## Problem requirements
Quote the whole listing word for word, please.

## Collected data
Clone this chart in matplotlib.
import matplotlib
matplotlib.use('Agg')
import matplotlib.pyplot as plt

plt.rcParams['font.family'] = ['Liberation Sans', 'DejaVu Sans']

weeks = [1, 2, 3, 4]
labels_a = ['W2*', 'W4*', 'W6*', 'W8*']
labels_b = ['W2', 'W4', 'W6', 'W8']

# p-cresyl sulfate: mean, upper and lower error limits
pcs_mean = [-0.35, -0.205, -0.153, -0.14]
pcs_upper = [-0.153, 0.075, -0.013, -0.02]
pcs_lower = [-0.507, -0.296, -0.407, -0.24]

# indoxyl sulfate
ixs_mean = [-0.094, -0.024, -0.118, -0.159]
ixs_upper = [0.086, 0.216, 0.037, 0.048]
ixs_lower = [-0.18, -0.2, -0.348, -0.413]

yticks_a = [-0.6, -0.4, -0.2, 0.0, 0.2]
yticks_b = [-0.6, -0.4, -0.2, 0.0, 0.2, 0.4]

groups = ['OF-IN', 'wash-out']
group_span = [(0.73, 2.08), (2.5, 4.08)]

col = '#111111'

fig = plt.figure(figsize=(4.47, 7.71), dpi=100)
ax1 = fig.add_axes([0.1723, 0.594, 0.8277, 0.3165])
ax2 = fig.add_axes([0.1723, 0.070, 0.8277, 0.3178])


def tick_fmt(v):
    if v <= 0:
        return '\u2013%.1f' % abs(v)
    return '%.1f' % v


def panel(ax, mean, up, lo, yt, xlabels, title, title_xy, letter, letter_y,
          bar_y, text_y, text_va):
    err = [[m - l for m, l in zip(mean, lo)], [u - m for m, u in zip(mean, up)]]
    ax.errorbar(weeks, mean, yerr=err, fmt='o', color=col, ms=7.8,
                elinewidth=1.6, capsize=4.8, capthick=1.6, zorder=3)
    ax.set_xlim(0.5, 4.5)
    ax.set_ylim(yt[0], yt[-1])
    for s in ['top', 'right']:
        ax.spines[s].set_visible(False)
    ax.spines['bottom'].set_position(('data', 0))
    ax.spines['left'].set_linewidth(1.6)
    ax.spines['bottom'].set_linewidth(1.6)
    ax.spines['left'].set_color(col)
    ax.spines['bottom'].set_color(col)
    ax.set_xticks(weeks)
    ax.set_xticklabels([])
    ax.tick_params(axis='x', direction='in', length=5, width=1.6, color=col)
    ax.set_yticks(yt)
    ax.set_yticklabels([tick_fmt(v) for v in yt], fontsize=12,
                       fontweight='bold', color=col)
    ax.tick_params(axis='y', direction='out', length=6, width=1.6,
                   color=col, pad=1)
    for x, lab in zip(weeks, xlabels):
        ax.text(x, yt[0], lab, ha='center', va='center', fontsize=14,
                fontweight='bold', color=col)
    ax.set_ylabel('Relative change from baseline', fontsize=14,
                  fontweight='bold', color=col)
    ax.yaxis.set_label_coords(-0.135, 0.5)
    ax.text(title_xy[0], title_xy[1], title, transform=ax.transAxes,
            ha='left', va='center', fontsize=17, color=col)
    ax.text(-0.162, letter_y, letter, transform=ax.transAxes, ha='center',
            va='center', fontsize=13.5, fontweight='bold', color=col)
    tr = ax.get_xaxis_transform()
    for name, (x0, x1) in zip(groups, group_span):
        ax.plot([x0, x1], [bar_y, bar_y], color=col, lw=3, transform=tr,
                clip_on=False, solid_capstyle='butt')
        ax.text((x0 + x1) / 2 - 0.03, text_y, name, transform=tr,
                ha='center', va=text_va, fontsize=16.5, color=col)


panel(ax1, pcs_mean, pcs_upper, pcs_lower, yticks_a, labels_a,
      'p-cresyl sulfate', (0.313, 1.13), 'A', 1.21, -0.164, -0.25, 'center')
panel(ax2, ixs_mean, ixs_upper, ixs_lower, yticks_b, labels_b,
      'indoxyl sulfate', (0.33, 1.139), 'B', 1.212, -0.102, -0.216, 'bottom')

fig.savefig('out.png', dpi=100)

## Exercise output
Clone this chart in matplotlib.
import matplotlib
matplotlib.use('Agg')
import matplotlib.pyplot as plt

plt.rcParams['font.family'] = ['Liberation Sans', 'DejaVu Sans']

weeks = [1, 2, 3, 4]
labels_a = ['W2*', 'W4*', 'W6*', 'W8*']
labels_b = ['W2', 'W4', 'W6', 'W8']

# p-cresyl sulfate: mean, upper and lower error limits
pcs_mean = [-0.35, -0.205, -0.153, -0.14]
pcs_upper = [-0.153, 0.075, -0.013, -0.02]
pcs_lower = [-0.507, -0.296, -0.407, -0.24]

# indoxyl sulfate
ixs_mean = [-0.094, -0.024, -0.118, -0.159]
ixs_upper = [0.086, 0.216, 0.037, 0.048]
ixs_lower = [-0.18, -0.2, -0.348, -0.413]

yticks_a = [-0.6, -0.4, -0.2, 0.0, 0.2]
yticks_b = [-0.6, -0.4, -0.2, 0.0, 0.2, 0.4]

groups = ['OF-IN', 'wash-out']
group_span = [(0.73, 2.08), (2.5, 4.08)]

col = '#111111'

fig = plt.figure(figsize=(4.47, 7.71), dpi=100)
ax1 = fig.add_axes([0.1723, 0.594, 0.8277, 0.3165])
ax2 = fig.add_axes([0.1723, 0.070, 0.8277, 0.3178])


def tick_fmt(v):
    if v <= 0:
        return '\u2013%.1f' % abs(v)
    return '%.1f' % v


def panel(ax, mean, up, lo, yt, xlabels, title, title_xy, letter, letter_y,
          bar_y, text_y, text_va):
    err = [[m - l for m, l in zip(mean, lo)], [u - m for m, u in zip(mean, up)]]
    ax.errorbar(weeks, mean, yerr=err, fmt='o', color=col, ms=7.8,
                elinewidth=1.6, capsize=4.8, capthick=1.6, zorder=3)
    ax.set_xlim(0.5, 4.5)
    ax.set_ylim(yt[0], yt[-1])
    for s in ['top', 'right']:
        ax.spines[s].set_visible(False)
    ax.spines['bottom'].set_position(('data', 0))
    ax.spines['left'].set_linewidth(1.6)
    ax.spines['bottom'].set_linewidth(1.6)
    ax.spines['left'].set_color(col)
    ax.spines['bottom'].set_color(col)
    ax.set_xticks(weeks)
    ax.set_xticklabels([])
    ax.tick_params(axis='x', direction='in', length=5, width=1.6, color=col)
    ax.set_yticks(yt)
    ax.set_yticklabels([tick_fmt(v) for v in yt], fontsize=12,
                       fontweight='bold', color=col)
    ax.tick_params(axis='y', direction='out', length=6, width=1.6,
                   color=col, pad=1)
    for x, lab in zip(weeks, xlabels):
        ax.text(x, yt[0], lab, ha='center', va='center', fontsize=14,
                fontweight='bold', color=col)
    ax.set_ylabel('Relative change from baseline', fontsize=14,
                  fontweight='bold', color=col)
    ax.yaxis.set_label_coords(-0.135, 0.5)
    ax.text(title_xy[0], title_xy[1], title, transform=ax.transAxes,
            ha='left', va='center', fontsize=17, color=col)
    ax.text(-0.162, letter_y, letter, transform=ax.transAxes, ha='center',
            va='center', fontsize=13.5, fontweight='bold', color=col)
    tr = ax.get_xaxis_transform()
    for name, (x0, x1) in zip(groups, group_span):
        ax.plot([x0, x1], [bar_y, bar_y], color=col, lw=3, transform=tr,
                clip_on=False, solid_capstyle='butt')
        ax.text((x0 + x1) / 2 - 0.03, text_y, name, transform=tr,
                ha='center', va=text_va, fontsize=16.5, color=col)


panel(ax1, pcs_mean, pcs_upper, pcs_lower, yticks_a, labels_a,
      'p-cresyl sulfate', (0.313, 1.13), 'A', 1.21, -0.164, -0.25, 'center')
panel(ax2, ixs_mean, ixs_upper, ixs_lower, yticks_b, labels_b,
      'indoxyl sulfate', (0.33, 1.139), 'B', 1.212, -0.102, -0.216, 'bottom')

fig.savefig('out.png', dpi=100)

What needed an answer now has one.